At 19, Anjolie was quite sure of herself. “I had made much of my two exhibitions. I had this notion that I was the new Amrita Shergil, or I am at the top of the art world.” In France, however, she says, “I came down with a crash. There were so many talented and brilliant people, I realised there were huge gaps in my education. I hadn't seen good films. My education was so Anglo-Saxon that the aggressive European culture just evaded us. And the revelation of the museum in France was overwhelming. So, at Atelier Fresque at the Ecole des Beaux Arts I learnt (to make a) fresco, which was tough. One had to climb the scaffolding and hang there for hours. But my climbing up trees in my childhood came in handy.” Finally she came back to India to marry her childhood sweetheart, Raja Menon. “We clearly waited for each other,” she gushes.
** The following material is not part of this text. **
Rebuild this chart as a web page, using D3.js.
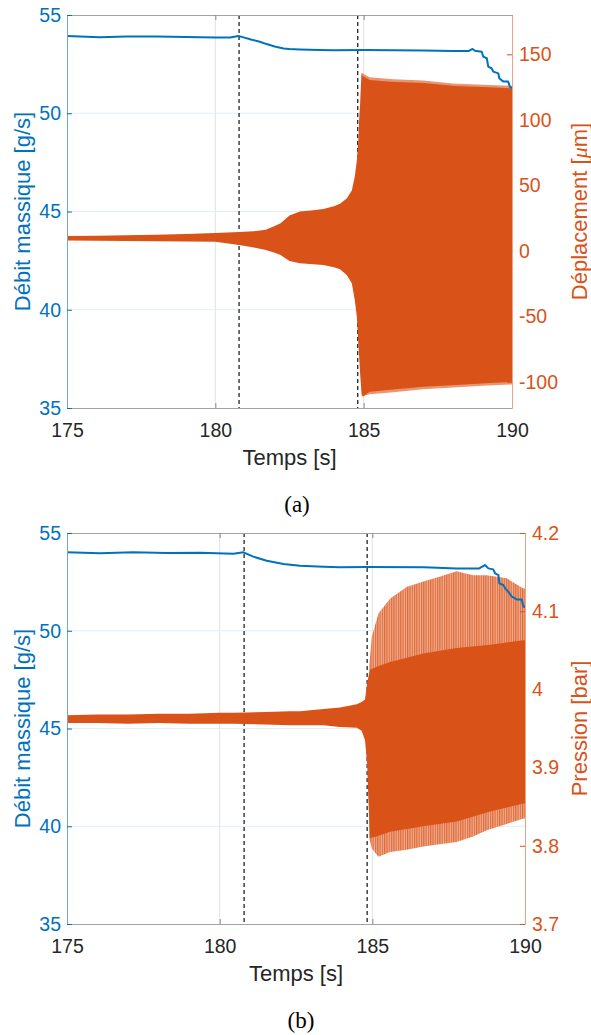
<!DOCTYPE html>
<html><head><meta charset="utf-8">
<script src="https://cdn.jsdelivr.net/npm/d3@7"></script>
<style>body{margin:0;background:#fff} svg{display:block}</style>
</head><body>
<svg id="chart" width="591" height="1035"></svg>
<script>
// ---------- data ----------
const timeTicks = [175, 180, 185, 190];
const flowTicks = [35, 40, 45, 50, 55];
const dispTicks = [-100, -50, 0, 50, 100, 150];
const presTicks = [3.7, 3.8, 3.9, 4, 4.1, 4.2];
const eventTimesA = [180.8, 184.8];
const eventTimesB = [180.8, 184.83];

// (a) mass flow
const flowTimeA = [175, 176.1, 177, 178, 179, 180, 180.5, 180.78, 180.95, 181.2, 181.5, 181.73, 182.0, 182.3, 182.5, 182.85, 183.5, 184, 185, 186, 187, 188, 188.55, 188.67, 188.75, 188.98, 189.03, 189.15, 189.2, 189.31, 189.37, 189.54, 189.57, 189.71, 189.87, 189.93, 190];
const flowA = [53.93, 53.87, 53.9, 53.9, 53.88, 53.85, 53.86, 53.93, 53.86, 53.75, 53.64, 53.52, 53.4, 53.3, 53.27, 53.25, 53.22, 53.2, 53.22, 53.21, 53.19, 53.17, 53.17, 53.27, 53.18, 53.13, 52.88, 52.8, 52.37, 52.29, 52.12, 52.03, 51.78, 51.61, 51.61, 51.35, 51.27];

// (a) displacement envelope (µm)
const dispTime = [175, 176, 177, 178, 179, 180, 180.8, 181.3, 181.7, 182.0, 182.2, 182.5, 182.85, 183.3, 183.64, 184.0, 184.2, 184.43, 184.6, 184.7, 184.77, 184.82, 184.85, 184.88, 184.9, 184.93, 184.97, 185.2, 185.9, 187, 188.1, 189.26, 190];
const dispHi = [11.3, 11.5, 11.8, 12.2, 12.8, 13.5, 14.4, 15, 16, 19, 21, 27, 30, 31, 32, 34, 36, 40, 46, 56.5, 69, 84.6, 102, 112, 123, 135.5, 133.4, 130.4, 129, 128, 125.8, 124.8, 124];
const dispLo = [7.8, 7.6, 7.4, 7.2, 7.1, 7, 4.4, 2.5, 0.6, -1.5, -3.2, -7.8, -9.5, -10.3, -10.8, -12.5, -14, -18.5, -24.8, -37.6, -50.3, -70.6, -82, -93.5, -100, -108.8, -111.4, -107.5, -106, -103.7, -102.4, -101, -100];
const dispPeakTime = [184.93, 185.2, 186, 187, 188, 189, 190];
const dispPeakHi = [136, 132.5, 131, 130, 127.8, 126.8, 126];
const dispPeakLo = [-111, -109.5, -108, -105.7, -104.4, -103, -102];

// (b) mass flow
const flowTimeB = [175, 176.08, 177.17, 178.27, 179.36, 180.45, 180.78, 181.1, 181.54, 182.09, 182.63, 183.4, 183.94, 184.82, 186.7, 187.76, 188.5, 188.69, 188.8, 188.96, 189.02, 189.13, 189.16, 189.29, 189.35, 189.45, 189.57, 189.67, 189.73, 189.89, 189.95, 190];
const flowB = [54.01, 53.96, 54.01, 53.98, 53.99, 53.94, 54.01, 53.79, 53.58, 53.41, 53.33, 53.28, 53.25, 53.26, 53.25, 53.19, 53.19, 53.36, 53.19, 53.14, 52.94, 52.85, 52.42, 52.34, 52.17, 52.0, 51.74, 51.66, 51.6, 51.6, 51.23, 51.23];

// (b) pressure envelope (bar)
const presTime = [175, 176, 177, 178, 179, 180, 180.45, 181.5, 182.3, 182.63, 183.4, 183.94, 184.49, 184.65, 184.76, 184.83, 184.87, 184.92, 185.14, 185.58, 186.67, 187.76, 188.86, 189.95, 190];
const presHi = [3.967, 3.968, 3.968, 3.969, 3.969, 3.970, 3.970, 3.971, 3.972, 3.972, 3.975, 3.977, 3.981, 3.984, 3.987, 4.008, 4.016, 4.025, 4.029, 4.035, 4.046, 4.053, 4.057, 4.063, 4.063];
const presLo = [3.957, 3.957, 3.956, 3.957, 3.956, 3.956, 3.956, 3.955, 3.954, 3.954, 3.954, 3.952, 3.951, 3.947, 3.935, 3.905, 3.86, 3.81, 3.812, 3.818, 3.825, 3.831, 3.844, 3.854, 3.854];
const presPeakTime = [184.9, 184.98, 185.2, 185.58, 186.12, 186.67, 187.2, 187.76, 188.3, 188.75, 189.4, 189.95, 190];
const presPeakHi = [4.03, 4.067, 4.097, 4.116, 4.131, 4.138, 4.144, 4.151, 4.146, 4.146, 4.142, 4.129, 4.129];
const presPeakLo = [3.81, 3.797, 3.786, 3.792, 3.795, 3.799, 3.802, 3.805, 3.812, 3.82, 3.828, 3.835, 3.835];

// ---------- drawing ----------
const BLUE = "#0072BD", ORANGE = "#D95319";
const FONT = "'Liberation Sans', Arial, Helvetica, sans-serif";
const TICK = "19.5px";
const svg = d3.select("#chart");
const defs = svg.append("defs");
const pat = defs.append("pattern").attr("id", "spikes")
  .attr("patternUnits", "userSpaceOnUse").attr("width", 2.3).attr("height", 10);
pat.append("rect").attr("width", 2.3).attr("height", 10).attr("fill", "#efae8e");
pat.append("rect").attr("width", 1.2).attr("height", 10).attr("fill", "#e06b3b");

function zip(t, a, b) { return t.map((d, i) => ({ t: d, hi: a[i], lo: b[i] })); }
const hyph = f => d => f(d).replace("\u2212", "-");

function panel(o) {
  const g = svg.append("g");
  const x = d3.scaleLinear().domain([175, 190]).range([o.left, o.right]);
  const yL = d3.scaleLinear().domain([35, 55]).range([o.bottom, o.top]);
  const yR = d3.scaleLinear().domain(o.rDomain).range([o.bottom, o.top]);

  const clipId = "clip" + o.id;
  defs.append("clipPath").attr("id", clipId).append("rect")
    .attr("x", o.left).attr("y", o.top).attr("width", o.right - o.left).attr("height", o.bottom - o.top);

  // grid
  g.selectAll(".vg").data(timeTicks.slice(1, -1)).join("line")
    .attr("x1", d => x(d)).attr("x2", d => x(d)).attr("y1", o.top).attr("y2", o.bottom)
    .attr("stroke", "#e2e2e2").attr("stroke-width", 1);
  g.selectAll(".hg").data(flowTicks.slice(1, -1)).join("line")
    .attr("x1", o.left).attr("x2", o.right).attr("y1", d => yL(d)).attr("y2", d => yL(d))
    .attr("stroke", "#e3eef8").attr("stroke-width", 1);

  // event lines
  g.selectAll(".ev").data(o.events).join("line")
    .attr("x1", d => x(d)).attr("x2", d => x(d)).attr("y1", o.top).attr("y2", o.bottom)
    .attr("stroke", "#111").attr("stroke-width", 1.2).attr("stroke-dasharray", "4,3");

  const dg = g.append("g").attr("clip-path", `url(#${clipId})`);
  const area = d3.area().x(d => x(d.t)).y0(d => yR(d.lo)).y1(d => yR(d.hi));
  dg.append("path").datum(zip(o.peakT, o.peakHi, o.peakLo)).attr("d", area).attr("fill", o.peakFill);
  dg.append("path").datum(zip(o.rT, o.rHi, o.rLo)).attr("d", area).attr("fill", ORANGE);

  const line = d3.line().x((d, i) => x(o.flowT[i])).y(d => yL(d));
  dg.append("path").datum(o.flow).attr("d", line).attr("fill", "none")
    .attr("stroke", BLUE).attr("stroke-width", 2).attr("stroke-linejoin", "round");

  // axes
  const axB = g.append("g").attr("transform", `translate(0,${o.bottom})`)
    .call(d3.axisBottom(x).tickValues(timeTicks).tickSizeInner(-5).tickSizeOuter(0).tickPadding(15));
  axB.select(".domain").attr("stroke", "#a3a3a3");
  axB.selectAll(".tick line").attr("stroke", "#8a8a8a");
  axB.selectAll("text").attr("fill", "#262626").style("font", `${TICK} ${FONT}`);

  const axT = g.append("g").attr("transform", `translate(0,${o.top})`)
    .call(d3.axisTop(x).tickValues(timeTicks).tickSizeInner(-5).tickSizeOuter(0).tickFormat(""));
  axT.select(".domain").attr("stroke", "#a3a3a3");
  axT.selectAll(".tick line").attr("stroke", "#8a8a8a");

  const axL = g.append("g").attr("transform", `translate(${o.left},0)`)
    .call(d3.axisLeft(yL).tickValues(flowTicks).tickSizeInner(-5).tickSizeOuter(0).tickPadding(6));
  axL.select(".domain").attr("stroke", "#6fa8d8");
  axL.selectAll(".tick line").attr("stroke", BLUE);
  axL.selectAll("text").attr("fill", BLUE).style("font", `${TICK} ${FONT}`);

  const axR = g.append("g").attr("transform", `translate(${o.right},0)`)
    .call(d3.axisRight(yR).tickValues(o.rTicks).tickSizeInner(-5).tickSizeOuter(0).tickPadding(7)
      .tickFormat(o.rFormat));
  axR.select(".domain").attr("stroke", "#eda283");
  axR.selectAll(".tick line").attr("stroke", ORANGE);
  axR.selectAll("text").attr("fill", ORANGE).style("font", `${TICK} ${FONT}`);

  const cy = (o.top + o.bottom) / 2;
  g.append("text").attr("transform", `translate(30,${cy}) rotate(-90)`)
    .attr("text-anchor", "middle").attr("fill", BLUE).style("font", `22px ${FONT}`)
    .text("Débit massique [g/s]");
  const rl = g.append("text").attr("transform", `translate(587,${cy}) rotate(-90)`)
    .attr("text-anchor", "middle").attr("fill", ORANGE).style("font", `22px ${FONT}`);
  rl.append("tspan").text(o.rLabel[0]);
  if (o.rLabel[1]) {
    rl.append("tspan").style("font-family", "'Liberation Serif', 'Times New Roman', serif")
      .style("font-style", "italic").text(o.rLabel[1]);
    rl.append("tspan").text(o.rLabel[2]);
  }
  g.append("text").attr("x", (o.left + o.right) / 2).attr("y", o.bottom + 57)
    .attr("text-anchor", "middle").attr("fill", "#262626").style("font", `22px ${FONT}`)
    .text("Temps [s]");
  g.append("text").attr("x", o.capX).attr("y", o.bottom + 103.5)
    .attr("text-anchor", "middle").attr("fill", "#000")
    .style("font", "23px 'Liberation Serif', 'Times New Roman', serif").text(o.caption);
}

panel({
  id: "a", left: 67, right: 512, top: 15, bottom: 408,
  rDomain: [-120, 180], rTicks: dispTicks, rFormat: hyph(d3.format("d")),
  events: eventTimesA,
  rT: dispTime, rHi: dispHi, rLo: dispLo,
  peakT: dispPeakTime, peakHi: dispPeakHi, peakLo: dispPeakLo, peakFill: "#eb9470",
  flowT: flowTimeA, flow: flowA,
  rLabel: ["Déplacement [", "μ", "m]"], caption: "(a)", capX: 297
});

panel({
  id: "b", left: 67, right: 525, top: 533, bottom: 924,
  rDomain: [3.7, 4.2], rTicks: presTicks, rFormat: d => String(+d.toFixed(1)),
  events: eventTimesB,
  rT: presTime, rHi: presHi, rLo: presLo,
  peakT: presPeakTime, peakHi: presPeakHi, peakLo: presPeakLo, peakFill: "url(#spikes)",
  flowT: flowTimeB, flow: flowB,
  rLabel: ["Pression [bar]"], caption: "(b)", capX: 301
});
</script>
</body></html>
But Delhi gave her a tough time. Painting wasn't a great money spinner. She recalls, “There were times when I painted T-shirts for Rs.63. I had kids to send to good schools.” That's when the discourses of Swami Ranganathananda which emphasised that one shouldn't think of the fruits of hard work or be influenced by praise or censure, helped. “Once I did it, life became easy. As long as I was running after the market, it never came to me. When I stopped, it followed. Once, the doorbell rang. That was Kepu Gandhi. He offered me an exhibition. It was 1974. And by 1988, I had some 10 exhibitions.”

Taj commissioned her to work in Yemen and India. In Delhi she did up their haveli. She got contracts from Birla, created a Buddha mural in the Prime Minister's reception lounge at the Delhi airport…And so on. Five decades down the line, there are many hues still to discover.

Anjolie has been running an NGO named after her parents ‘Omar-ela' at Nizamuddin basti “totally” with her own money for the past 10 years. It offers tuition to students from class 1 to 12 in all subjects at a nominal fee and trains girls in stitching, tailoring and beauty care for free.

She is the first to do

(a) kitsch art work in 1988 and exhibit it at Jahangir Art Gallery and sell all of it which included objects like a refrigerator , cupboards and chairs including a Rajnikanth chair

(b) Moreno glass painting, which now Husain is also doing

(c) Computer digital painting in 1999. “I was also the very first to bring humour in my work (after Bhupen Khakkar) through kitsch but never got credit for it.”

Her mentors

Husain, Gaitonde, Pupul Jayakar

Just did a big work for Mumbai's international airport. To be inaugurated in July 2010.